When i "believed" in free will, my mental model of the world was in a way, dreamlike and overly optimistic of human behaviour: My model of free will was kinda like giving everyone superintelligence or superconcientousness, and that people could and should move away from irrational preferences and worldviews cause it was bad for them, why would they do that?

When that model failed to predict the world i came to the conclusion that free will didnt exist (also partially because of my own performance anxiety and depression)

When i then moved to "not believing" in free will, my mental world model moved to: people Are driven by X motivations and Incentives (Some prosocial motivations, some antisocial like Alcoholism genes and etc) , to do Y actions in the expectation of Z results, and they have B capabilities (IQ, genetic concientoussness, learned skills,) and sometimes different levels of C luck;

That mental model worked way better to predict the world, and since i had mapped "free will" concept to another model, i came to the conclusion that free will didnt exist. I think my dad actually had the mental model that i just shared, but had put it with the name of "free will"

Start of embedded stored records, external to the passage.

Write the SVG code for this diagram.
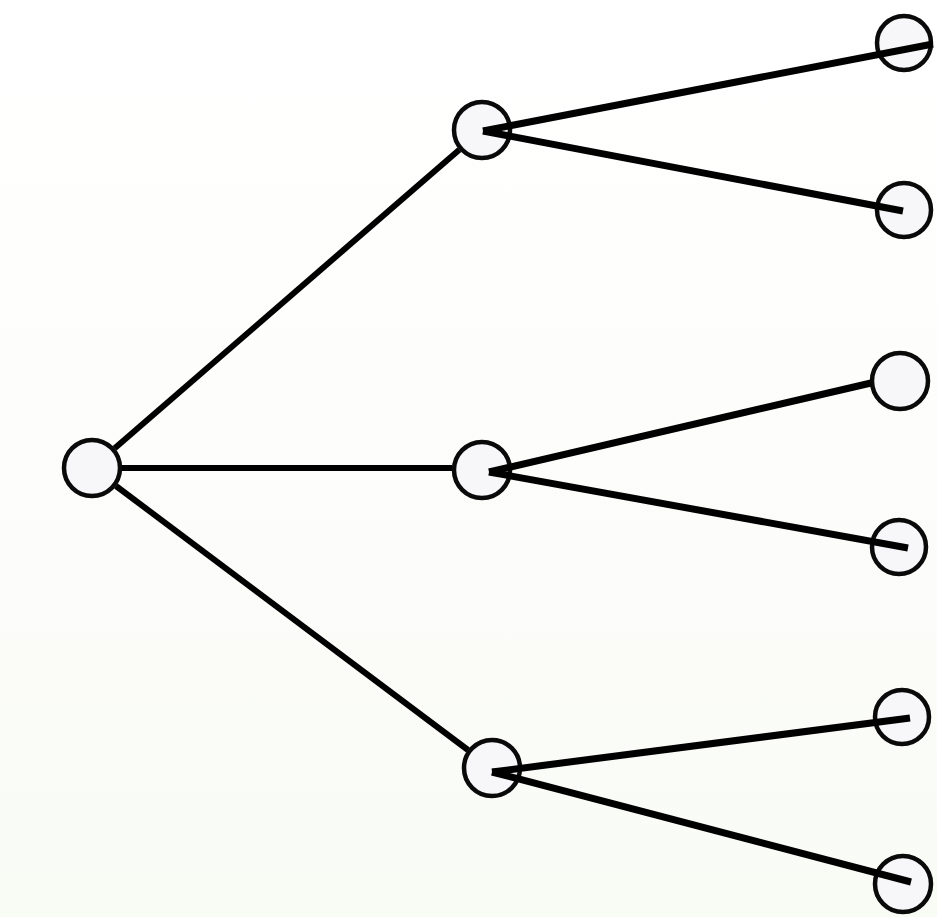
<svg xmlns="http://www.w3.org/2000/svg" width="937" height="917" viewBox="0 0 937 917">
  <defs>
    <linearGradient id="bg" x1="0" y1="0" x2="0" y2="1">
      <stop offset="0" stop-color="#ffffff"/>
      <stop offset="0.3" stop-color="#fefefd"/>
      <stop offset="1" stop-color="#f9fbf5"/>
    </linearGradient>
    <style>
      .node { fill: #f7f7f9; stroke: #0a0a0a; stroke-width: 4.5; }
      .edge { stroke: #000000; stroke-linecap: butt; fill: none; }
      .e1 { stroke-width: 6; }
      .e2 { stroke-width: 7; }
    </style>
  </defs>
  <rect width="937" height="917" fill="url(#bg)"/>
  <g id="nodes">
    <g id="root"><circle class="node" cx="92" cy="468" r="28"/></g>
    <g id="mid-top"><circle class="node" cx="482" cy="130" r="28"/></g>
    <g id="mid-middle"><circle class="node" cx="482" cy="470" r="28"/></g>
    <g id="mid-bottom"><circle class="node" cx="492" cy="768" r="28"/></g>
    <g id="leaf-1"><circle class="node" cx="904" cy="43" r="27"/></g>
    <g id="leaf-2"><circle class="node" cx="904" cy="210" r="27"/></g>
    <g id="leaf-3"><circle class="node" cx="900" cy="381" r="28"/></g>
    <g id="leaf-4"><circle class="node" cx="899" cy="547" r="27"/></g>
    <g id="leaf-5"><circle class="node" cx="902" cy="717" r="27"/></g>
    <g id="leaf-6"><circle class="node" cx="903" cy="884" r="28"/></g>
  </g>
  <g id="connectors">
    <line class="edge e1" x1="114.7" y1="448.3" x2="459.3" y2="149.7"/>
    <line class="edge e1" x1="122" y1="468" x2="452" y2="468"/>
    <line class="edge e1" x1="116" y1="486" x2="468" y2="750"/>
    <line class="edge e2" x1="483" y1="131" x2="933" y2="44"/>
    <line class="edge e2" x1="483" y1="131" x2="903" y2="211"/>
    <line class="edge e2" x1="489" y1="472" x2="871" y2="383"/>
    <line class="edge e2" x1="489" y1="472" x2="908" y2="548"/>
    <line class="edge e2" x1="492" y1="772" x2="910" y2="718"/>
    <line class="edge e2" x1="492" y1="772" x2="911" y2="882"/>
  </g>
</svg>
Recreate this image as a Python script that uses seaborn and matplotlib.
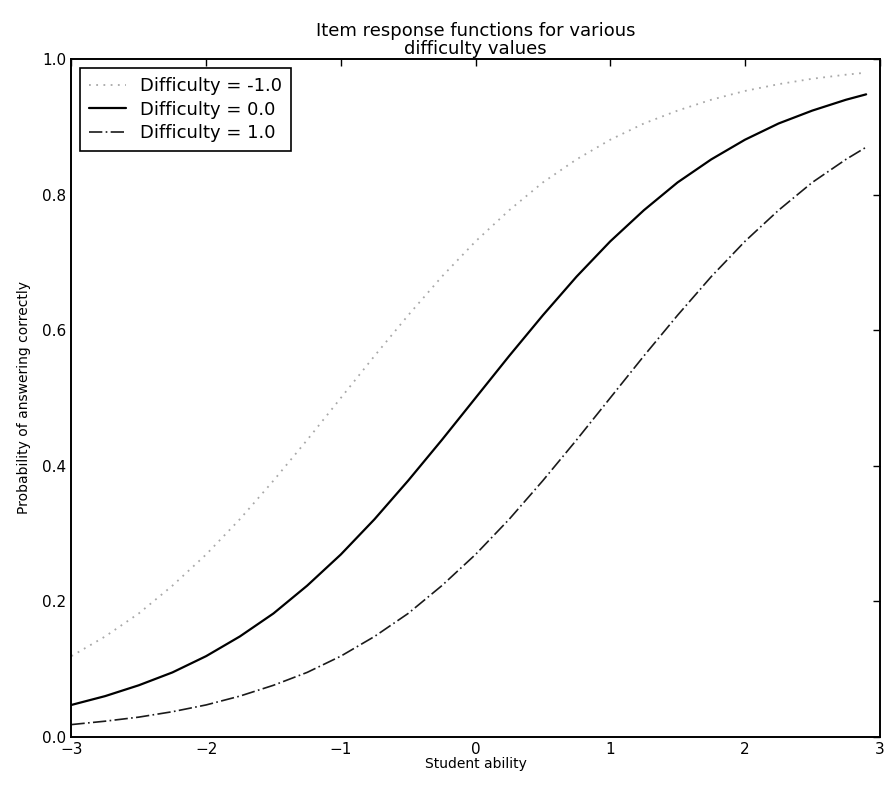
import matplotlib
matplotlib.use("Agg")
import matplotlib.pyplot as plt
import seaborn as sns
import pandas as pd

# Student ability values (x) and read-off probabilities for each difficulty
ability = [-3, -2.75, -2.5, -2.25, -2, -1.75, -1.5, -1.25, -1, -0.75, -0.5, -0.25,
           0, 0.25, 0.5, 0.75, 1, 1.25, 1.5, 1.75, 2, 2.25, 2.5, 2.75, 2.9]
p_diff_m1 = [0.119, 0.148, 0.182, 0.223, 0.269, 0.321, 0.378, 0.438, 0.500, 0.562,
             0.622, 0.679, 0.731, 0.777, 0.818, 0.852, 0.881, 0.905, 0.924, 0.940,
             0.953, 0.963, 0.971, 0.977, 0.980]
p_diff_0 = [0.047, 0.060, 0.076, 0.095, 0.119, 0.148, 0.182, 0.223, 0.269, 0.321,
            0.378, 0.438, 0.500, 0.562, 0.622, 0.679, 0.731, 0.777, 0.818, 0.852,
            0.881, 0.905, 0.924, 0.940, 0.948]
p_diff_1 = [0.018, 0.023, 0.029, 0.037, 0.047, 0.060, 0.076, 0.095, 0.119, 0.148,
            0.182, 0.223, 0.269, 0.321, 0.378, 0.438, 0.500, 0.562, 0.622, 0.679,
            0.731, 0.777, 0.818, 0.852, 0.870]
labels = ["Difficulty = -1.0", "Difficulty = 0.0", "Difficulty = 1.0"]
x_ticks = [-3, -2, -1, 0, 1, 2, 3]
y_ticks = [0.0, 0.2, 0.4, 0.6, 0.8, 1.0]

sns.set_style("white")
plt.rcParams['font.family'] = ['DejaVu Sans']
plt.rcParams['text.color'] = 'black'
plt.rcParams['axes.labelcolor'] = 'black'
plt.rcParams['xtick.color'] = 'black'
plt.rcParams['ytick.color'] = 'black'

fig = plt.figure(figsize=(8.93, 7.88), dpi=100)
ax = fig.add_axes([0.08, 0.065, 0.905, 0.86])

styles = [dict(color="#a8a8a8", linestyle=(0, (1, 3)), linewidth=1.3),
          dict(color="black", linestyle="-", linewidth=1.6),
          dict(color="#1a1a1a", linestyle=(0, (8, 2, 1, 2)), linewidth=1.2)]
for vals, lab, st in zip([p_diff_m1, p_diff_0, p_diff_1], labels, styles):
    df = pd.DataFrame({"ability": ability, "p": vals})
    sns.lineplot(data=df, x="ability", y="p", ax=ax, label=lab, **st)

ax.set_xlim(-3, 3)
ax.set_ylim(0, 1.0)
ax.set_xticks(x_ticks)
ax.set_xticklabels(["\u2212" + str(abs(t)) if t < 0 else str(t) for t in x_ticks])
ax.set_yticks(y_ticks)
ax.set_yticklabels([f"{t:.1f}" for t in y_ticks])
ax.tick_params(direction="in", top=True, right=True, length=5, width=1,
               labelsize=11, color="black", labelcolor="black")
for s in ax.spines.values():
    s.set_visible(True)
    s.set_color("black")
    s.set_linewidth(1.4)

ax.set_xlabel("Student ability", fontsize=10, labelpad=0)
ax.set_ylabel("Probability of answering correctly", fontsize=10, labelpad=8)
ax.set_title("Item response functions for various\ndifficulty values",
             fontsize=13, pad=4, linespacing=1.0)

leg = ax.legend(loc="upper left", fontsize=13, frameon=True, fancybox=False,
                edgecolor="black", handlelength=2.0, borderpad=0.5,
                labelspacing=0.3)
leg.get_frame().set_linewidth(1.2)
leg.get_frame().set_alpha(1)
for t in leg.get_texts():
    t.set_color("black")

fig.savefig("out.png", dpi=100, facecolor="white")
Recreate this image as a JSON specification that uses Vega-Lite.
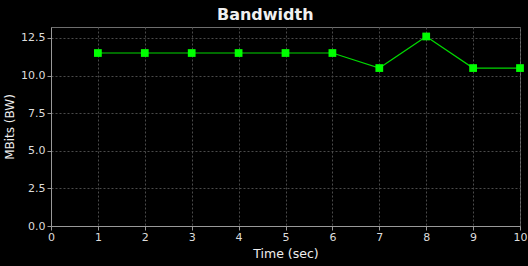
{
  "$schema": "https://vega.github.io/schema/vega-lite/v6.json",
  "width": 469,
  "height": 199,
  "autosize": {"type": "none"},
  "padding": {"left": 51, "top": 27, "right": 8, "bottom": 40},
  "background": "#000000",
  "title": {
    "text": "Bandwidth",
    "font": "DejaVu Sans",
    "fontSize": 16,
    "fontWeight": "bold",
    "color": "#f0f0f0",
    "anchor": "middle",
    "frame": "bounds",
    "offset": 4
  },
  "config": {
    "view": {"stroke": "#6e6e6e", "strokeWidth": 1},
    "axis": {
      "labelFont": "DejaVu Sans",
      "titleFont": "DejaVu Sans",
      "labelFontSize": 11,
      "titleFontSize": 12,
      "labelColor": "#dddddd",
      "titleColor": "#eeeeee",
      "titleFontWeight": "normal",
      "domainColor": "#999999",
      "tickColor": "#999999",
      "tickSize": 4,
      "gridColor": "#4a4a4a",
      "gridDash": [2, 2],
      "gridWidth": 1
    }
  },
  "data": {
    "values": [
      {"t": 1, "bw": 11.5},
      {"t": 2, "bw": 11.5},
      {"t": 3, "bw": 11.5},
      {"t": 4, "bw": 11.5},
      {"t": 5, "bw": 11.5},
      {"t": 6, "bw": 11.5},
      {"t": 7, "bw": 10.5},
      {"t": 8, "bw": 12.6},
      {"t": 9, "bw": 10.5},
      {"t": 10, "bw": 10.5}
    ]
  },
  "encoding": {
    "x": {
      "field": "t",
      "type": "quantitative",
      "scale": {"domain": [0, 10], "nice": false},
      "axis": {"title": "Time (sec)", "titleFontSize": 12.5, "values": [0,1,2,3,4,5,6,7,8,9,10], "labelPadding": 1, "titlePadding": 5, "labelOverlap": false, "labelSeparation": 0, "labelFlush": false}
    },
    "y": {
      "field": "bw",
      "type": "quantitative",
      "scale": {"domain": [0, 13.23], "nice": false},
      "axis": {"title": "MBits (BW)", "values": [0, 2.5, 5, 7.5, 10, 12.5], "format": ".1f", "labelPadding": 2, "titlePadding": 4}
    }
  },
  "layer": [
    {"mark": {"type": "line", "color": "#00d800", "strokeWidth": 1.2}},
    {"mark": {"type": "point", "shape": "square", "filled": true, "color": "#00ff00", "opacity": 1, "size": 60}}
  ]
}
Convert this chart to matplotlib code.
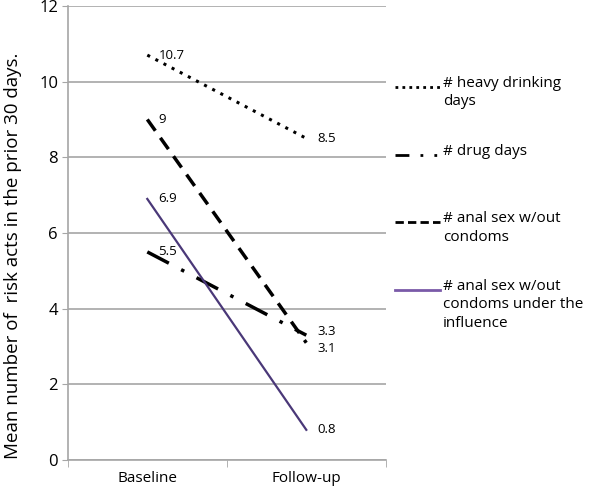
import matplotlib.pyplot as plt

plt.rcParams["font.family"] = ["Open Sans", "DejaVu Sans"]

periods = ["Baseline", "Follow-up"]
heavy_drinking = [10.7, 8.5]
drug_days = [5.5, 3.3]
anal_sex = [9, 3.1]
anal_sex_influence = [6.9, 0.8]

labels = [
    "# heavy drinking\ndays",
    "# drug days",
    "# anal sex w/out\ncondoms",
    "# anal sex w/out\ncondoms under the\ninfluence",
]

fig = plt.figure(figsize=(6, 4.9), dpi=100)
ax = fig.add_axes([0.113, 0.061, 0.53, 0.927])

x = [0, 1]
styles = [
    dict(color="black", linestyle=(0, (1, 2)), linewidth=2.2),
    dict(color="black", linestyle=(0, (7, 4, 1, 4)), linewidth=2.5),
    dict(color="black", linestyle=(0, (4, 2.5)), linewidth=2.5),
    dict(color="#4a3878", linewidth=1.6),
]
series_list = [heavy_drinking, drug_days, anal_sex, anal_sex_influence]

for series, st in zip(series_list, styles):
    ax.plot(x, series, **st)
    for xi, v in zip(x, series):
        dy = 0
        if v == 3.3:
            dy = 3
        elif v == 3.1:
            dy = -4
        ax.annotate(f"{v:g}", (xi, v), xytext=(8, dy), textcoords="offset points",
                    ha="left", va="center", fontsize=9.5, color="black")

grey = "#a6a6a6"
ax.set_xlim(-0.5, 1.5)
ax.set_ylim(0, 12)
ax.set_yticks(range(0, 13, 2))
ax.set_xticks(x)
ax.set_xticklabels(periods)
ax.set_xticks([-0.5, 0.5, 1.5], minor=True)
ax.tick_params(axis="x", which="major", length=0, labelsize=11, pad=8)
ax.tick_params(axis="x", which="minor", length=5, color=grey, direction="out")
ax.tick_params(axis="y", length=4, color=grey, labelsize=12, pad=3)

ax.grid(True, axis="y", which="major", color=grey, linewidth=1.2)
for side in ["top", "right"]:
    ax.spines[side].set_visible(False)
for side in ["left", "bottom"]:
    ax.spines[side].set_color(grey)
    ax.spines[side].set_linewidth(1.2)

ax.set_ylabel("Mean number of  risk acts in the prior 30 days.", fontsize=13.5)
ax.yaxis.set_label_coords(-0.145, 0.45)

# legend entries, Excel-style: handle aligned with the first text line
leg_styles = [
    dict(color="black", linestyle=(0, (1, 1.5)), linewidth=2),
    dict(color="black", linestyle=(0, (5, 4, 1, 4, 1, 4)), linewidth=2),
    dict(color="black", linestyle=(0, (3, 1.5)), linewidth=2),
    dict(color="#7a5aa8", linewidth=2),
]
y0, step = 0.8216, 0.149
for i, (lab, st) in enumerate(zip(labels, leg_styles)):
    yy = y0 - i * step
    ax.plot([1.028, 1.17], [yy, yy], transform=ax.transAxes, clip_on=False, **st)
    ax.text(1.179, yy + 0.024, lab, transform=ax.transAxes, ha="left", va="top",
            fontsize=11, linespacing=1.3, clip_on=False)

fig.savefig("out.png", dpi=100)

Theres probably a lot of reasons why this happened:

1: My autism, ADHD, and high sensitivity led to me struggling with mentalising unless i had math or rigid rules to do cognitive labour. Normal situations could overwhelm me unless i had math and rules, which SEEMED to condradict with my dads usage of the word "free will" which seemed just random.

2: i have some form of alexothymia, which is difficulty recognizing and identifying once own emotions. So i often did not realize my own intuitions or feelings, and led to a variety of weird and wacky situations (like my family saying im suprised, and me genuily responding "IM SUPRISED!?"

3: The word free will most often being brought up in conversations and situations with negative emotional connetations, or when i had messed up and grown up repremanded me: A common situation when i grew up was me doing something that upset people, people rhetoriclly asking "why did you do that", me taking the question literally and explaining: and then several times in church getting "You are blaming other people, that is bad, stop: you have free will"

so free will became associated with negative feelings and situations, it came to mean "chaos and randomness" for me, rather than "agency and decisions" which was what it meant for my dad.

4: because of point 3, my solution to handling the world was to reject free will cause then i could actually put probabilities on my actions rather than everything being random chaos. And whenever i tried to act more like i believed in free will (with my mistaken world model) People felt i was a perfectionistic jerk, and my dad got upset when i say i did those things because people had free will and he would say stuff like "Your acting the opposite of free will, you are not respecting peoples free will" which just confused the heck out of me

(i think when i learned the word "preferences" from rationality and economics, that that word actually matched to what my dad meant when he said that)

My ultimate solution to the free will problem was when i was 19 and realized "hey, this question doesnt enable me to have better predictions, the question is meaningless so i should just stop asking my dad why he thinks free will exists"

And so i stopped talking about it most of the time.

-

I hope that was interesting? idk

Expand full comment

Dr. Huemer, this sounds like a pretty interesting debate. Unfortunately I missed its live broadcast so that’s a shame.

I have recently become interested in the free will debate. I have mostly heard the line of reasoning from Sam Harris and his arguments it. I have heard a bit of Daniel Dennets as well.

Currently I am stuck on the definition of “free will” since there seem to be a few. I have come across:

Libertarian Free Will

Colloquial/Common Sense Free Will

Compatibilism’s Free Will

Determinsm’s Free Will

These all seem to have subtle differences that are important and certain assumptions built in. Since I was unable to see your debate, what definition of free will are you using?

Also, who won the debate?! 😆😁

Expand full comment

I find panels with more than 3 people too crowded. But I appreciate you taking the time to defend the common sense view Dr. Huemer. Much appreciated.